JA. Comment définiriez-vous son management d'équipes ?
aM. Il manage naturellement et je parlerais volontiers de management du cœur. Ce qui ne l'empêche pas d'être très exigeant, exigeant et paternaliste à la fois. Souvent aussi, il a besoin de faire des boucles, de faire et de refaire le tour de la question, avant de retomber sur ses pieds. Même si le projet est sur de bons rails, même si la maquette est satisfaisante. Cela relève plus de la très forte intuition que du perfectionnisme maniaque. Il a une immense intuition, il voit toujours ce qui peut être amélioré, même si c'est infime. Alors forcément, nous y croyons et nous le suivons, surtout que ces petites choses apportent toujours un plus, c'est un peu l'accroche-cœur du style. En outre, Jean-Pierre est très respecté. Beaucoup de designers sont là pour lui, presque plus que pour Citroën. Dès qu'il est accaparé par ses fonctions de directeur et qu'on ne le voit pas pendant un certain temps, les stylistes le réclament en quelque sorte. Mais de toutes façons, ce qu'il a fait chez Citroën ces dernières années a vraiment prouvé ses qualités de manager.

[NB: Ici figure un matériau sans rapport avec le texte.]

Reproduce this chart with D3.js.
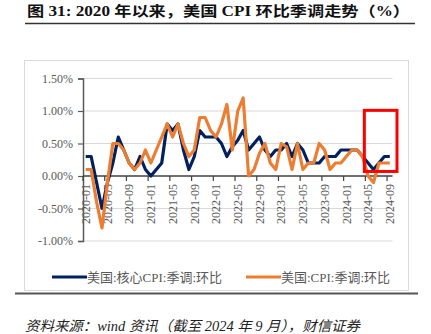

JA. De quelle façon défend-il les projets vis-à-vis de la direction générale ?
aM. Il a un pouvoir de conviction énorme ! C'est un très bon vendeur, au sens positif du terme, et comme il ne prend pas la pose, il n'hésite pas à jouer les marchands de tapis, par conviction (rires). Ce qui est frappant, c'est qu'il n'est pas impressionné par nos grands patrons, bardés de diplômes prestigieux. C'est vraiment un bon communicant, jamais dans une veine mégalo et toujours au service du produit. D'ailleurs, son obsession, bien avant sa carrière ou ce qu'on peut penser de lui, c'est le produit. Il veut toujours faire le plus beau produit et s'étalonne sans cesse avec la concurrence. En somme, il a un véritable instinct de marketing. En interne, c'est bien accepté car tout le monde a compris qu'il ne cherchait pas à empiéter sur le territoire d'autrui. D'ailleurs, avec Vincent Besson, ils forment un remarquable duo. Ils fonctionnent comme des partenaires, pas comme des adversaires.

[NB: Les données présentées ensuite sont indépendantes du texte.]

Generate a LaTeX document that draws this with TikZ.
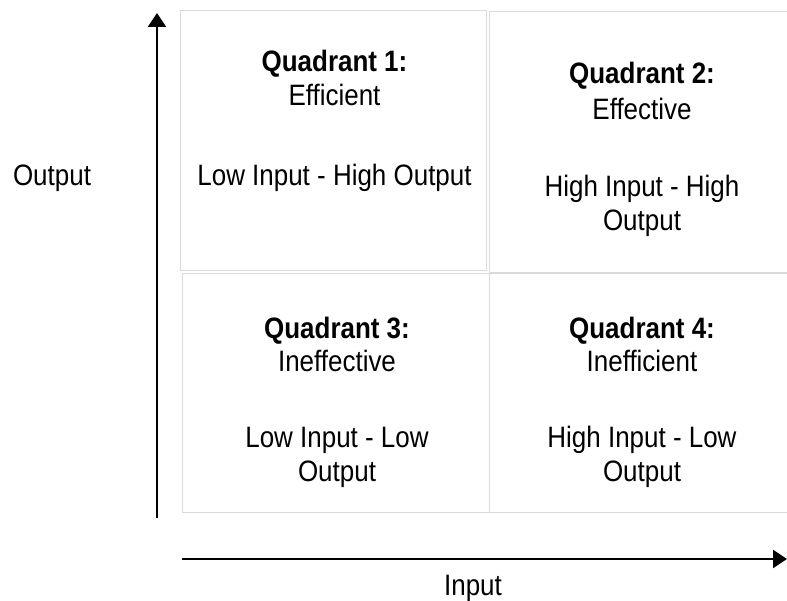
\documentclass[tikz,border=0pt]{standalone}
\usepackage{fontspec}
\setmainfont[FakeStretch=0.88]{Liberation Sans}
\usetikzlibrary{arrows.meta}
\begin{document}
\begin{tikzpicture}[x=1bp,y=-1bp,
  quad/.style={draw=black!15,line width=0.8bp,rectangle,inner sep=0pt},
  txt/.style={anchor=base,inner sep=0pt,font=\fontsize{29.5bp}{34bp}\selectfont},
  ttl/.style={txt,font=\fontsize{29.5bp}{34bp}\selectfont\bfseries},
  axis/.style={line width=2bp,-{Triangle[length=14bp,width=18bp]}}]
\useasboundingbox (0,0) rectangle (787,601);
% quadrant boxes
\node[quad,minimum width=306bp,minimum height=260bp] (q1) at (333,140) {};
\node[quad,minimum width=306bp,minimum height=261bp] (q2) at (642,141.5) {};
\node[quad,minimum width=307bp,minimum height=239bp] (q3) at (335.5,392.5) {};
\node[quad,minimum width=306bp,minimum height=239bp] (q4) at (642,392.5) {};
% quadrant 1
\node[ttl] (q1t) at (334.5,72) {Quadrant 1:};
\node[txt] (q1s) at (334.5,106) {Efficient};
\node[txt] (q1d) at (334.5,186) {Low Input - High Output};
% quadrant 2
\node[ttl] (q2t) at (642,84) {Quadrant 2:};
\node[txt] (q2s) at (642,120) {Effective};
\node[txt] (q2d) at (642,197) {High Input - High};
\node[txt] (q2e) at (642,230.5) {Output};
% quadrant 3
\node[ttl] (q3t) at (337,338.5) {Quadrant 3:};
\node[txt] (q3s) at (337,371.5) {Ineffective};
\node[txt] (q3d) at (337,447.5) {Low Input - Low};
\node[txt] (q3e) at (337,481.5) {Output};
% quadrant 4
\node[ttl] (q4t) at (642,338.5) {Quadrant 4:};
\node[txt] (q4s) at (642,371.5) {Inefficient};
\node[txt] (q4d) at (642,447.5) {High Input - Low};
\node[txt] (q4e) at (642,481.5) {Output};
% axis labels
\node[txt] (ylab) at (52,185.5) {Output};
\node[txt] (xlab) at (473,595.5) {Input};
% axes
\coordinate (ya) at (157,518);
\coordinate (yb) at (157,13);
\coordinate (xa) at (182,559);
\coordinate (xb) at (787,559);
\draw[axis] (ya) -- (yb);
\draw[axis] (xa) -- (xb);
\end{tikzpicture}
\end{document}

JA. Vous devez bien lui trouver quelques défauts, non ?
aM. Il a les défauts qui sont liés à son hyperactivité. Il peut ainsi paraître très impulsif dans ses prises de décision. Spontané, il peut aussi être très direct, voire abrupt, dans ses jugements ou ses décisions. Mais juste après, vous allez boire un pot avec lui et c'est déjà complètement oublié.

JA. Jean-Pierre Ploué est jeune et déjà au pinacle, comment et où l'imaginez-vous dans quelques années ?

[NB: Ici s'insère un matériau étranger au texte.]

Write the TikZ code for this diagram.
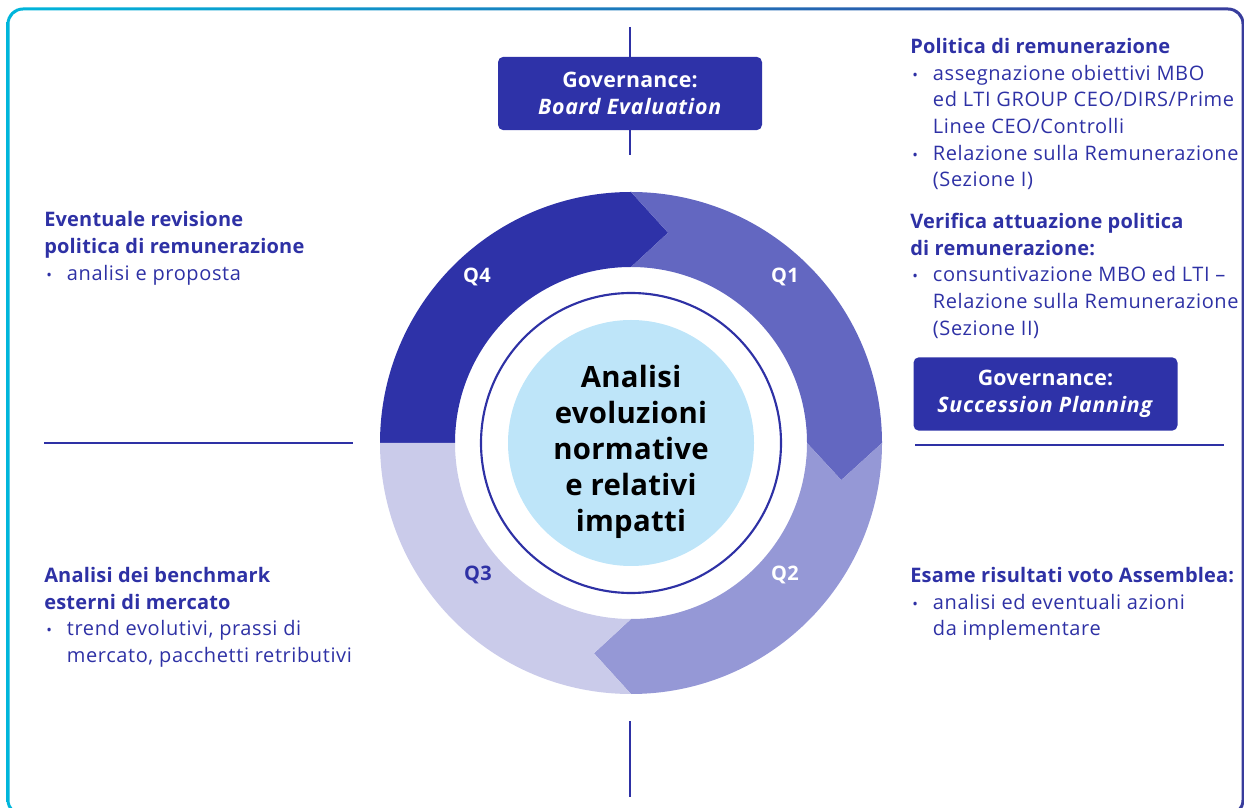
\documentclass[tikz,border=0pt]{standalone}
\usepackage{fontspec}
\setmainfont{Open Sans}[LetterSpace=3, BoldFeatures={LetterSpace=1}, BoldItalicFeatures={LetterSpace=3.5}]
\definecolor{qfour}{HTML}{2E32A8}
\definecolor{qone}{HTML}{6367C1}
\definecolor{qtwo}{HTML}{9598D6}
\definecolor{qthree}{HTML}{CACBEA}
\definecolor{core}{HTML}{BEE5F9}
\definecolor{ink}{HTML}{2E31A5}
\definecolor{framecyan}{HTML}{00B6DB}
\definecolor{frameblue}{HTML}{383C9C}
\newcommand{\blt}{\makebox[17pt][l]{\hspace{1.5pt}\scalebox{0.75}{\textbullet}}}
\newcommand{\ind}{\hspace*{17pt}}
\begin{document}
\begin{tikzpicture}[x=0.75pt, y=0.75pt,
  txt/.style={anchor=north west, inner sep=0, align=left, text=ink, font=\fontsize{15}{20}\selectfont},
  gov/.style={rectangle, rounded corners=4pt, fill=qfour, text=white, align=center, inner sep=0, minimum width=198pt, minimum height=55pt, font=\fontsize{16}{20}\selectfont\bfseries},
  qlab/.style={inner sep=0, font=\fontsize{15}{18}\selectfont\bfseries},
  rule/.style={draw=ink, line width=2pt}]
\useasboundingbox (0,0) rectangle (1245,807);
\shade[left color=framecyan, right color=frameblue, even odd rule]
  [rounded corners=12.4pt] (6.5,-9.5) rectangle (1244.5,799.5)
  [rounded corners=10.1pt] (9.5,-6.5) rectangle (1241.5,796.5);

\begin{scope}[shift={(631,364)}]
\fill[qfour] (180:251) arc[start angle=180, end angle=90, radius=251] -- (80:213.5) -- (90:176) arc[start angle=90, end angle=180, radius=176] -- cycle;
\fill[qone] (90:251) arc[start angle=90, end angle=0, radius=251] -- (-10:213.5) -- (0:176) arc[start angle=0, end angle=90, radius=176] -- (80:213.5) -- cycle;
\fill[qtwo] (0:251) arc[start angle=0, end angle=-90, radius=251] -- (-100:213.5) -- (-90:176) arc[start angle=-90, end angle=0, radius=176] -- (-10:213.5) -- cycle;
\fill[qthree] (-90:251) arc[start angle=-90, end angle=-180, radius=251] -- (180:176) arc[start angle=180, end angle=270, radius=176] -- (-100:213.5) -- cycle;
\node[qlab, text=white] (q4) at (-154,166){Q4};
\node[qlab, text=white] (q1) at (154,166){Q1};
\node[qlab, text=white] (q2) at (154,-132){Q2};
\node[qlab, text=ink] (q3) at (-153,-132){Q3};
\end{scope}

\node[circle, draw=ink, line width=1.6pt, minimum size=225pt, inner sep=0] (rim) at (631,364){};
\node[circle, fill=core, minimum size=184.5pt, inner sep=0] (core) at (631,364){};
\node[align=center, inner sep=0, font=\fontsize{22}{27}\selectfont\bfseries] (coretext) at (631,355){Analisi\\evoluzioni\\normative\\e relativi\\impatti};

\node[gov] (board) at (630,713.5){Governance:\\\textit{Board Evaluation}};
\coordinate (boardtop) at (630,780);
\coordinate (boardfoot) at (630,652);
\draw[rule](boardtop) -- (board.north);
\draw[rule](board.south) -- (boardfoot);

\node[gov] (succession) at (1045.5,413){Governance:\\\textit{Succession Planning}};

\coordinate (westa) at (44,364);
\coordinate (westb) at (353,364);
\draw[rule](westa) -- (westb);
\coordinate (easta) at (915,362);
\coordinate (eastb) at (1224,362);
\draw[rule](easta) -- (eastb);
\coordinate (southa) at (630,86);
\coordinate (southb) at (630,10);
\draw[rule](southa) -- (southb);

\node[txt] (politica) at (910,769){\textbf{Politica di remunerazione}\\\blt assegnazione obiettivi MBO\\\ind ed LTI GROUP CEO/DIRS/Prime\\\ind Linee CEO/Controlli\\\blt Relazione sulla Remunerazione\\\ind (Sezione I)};
\node[txt] (verifica) at (910,594){\textbf{Verifica attuazione politica}\\\textbf{di remunerazione:}\\\blt consuntivazione MBO ed LTI --\\\ind Relazione sulla Remunerazione\\\ind (Sezione II)};
\node[txt] (esame) at (910,240){\textbf{Esame risultati voto Assemblea:}\\\blt analisi ed eventuali azioni\\\ind da implementare};
\node[txt] (revisione) at (44,595.5){\textbf{Eventuale revisione}\\\textbf{politica di remunerazione}\\\blt analisi e proposta};
\node[txt] (benchmark) at (44,240){\textbf{Analisi dei benchmark}\\\textbf{esterni di mercato}\\\blt trend evolutivi, prassi di\\\ind mercato, pacchetti retributivi};

\end{tikzpicture}
\end{document}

aM. Même s'il a beaucoup de cordes à son arc et peu de limites, je le vois rester dans l'automobile. D'une part, c'est une passion et d'autre part, c'est difficile de trouver ailleurs un produit aussi complexe et complet. Je ne le vois pas non plus être irrésistiblement attiré par le style d'un groupe avec un vaste portefeuille de marques, car sa passion est liée au terrain. Il est plus proche des maquettes que de la super-gestion du style. En outre, il a un attachement très fort à Citroën. Il converse avec les valeurs de la marque. En revanche, je le vois bien bouger si d'aventure on veut un jour lui couper les ailes. Ceci dit, tout peut arriver et ce n'est pas à moi de parler de ça (rires).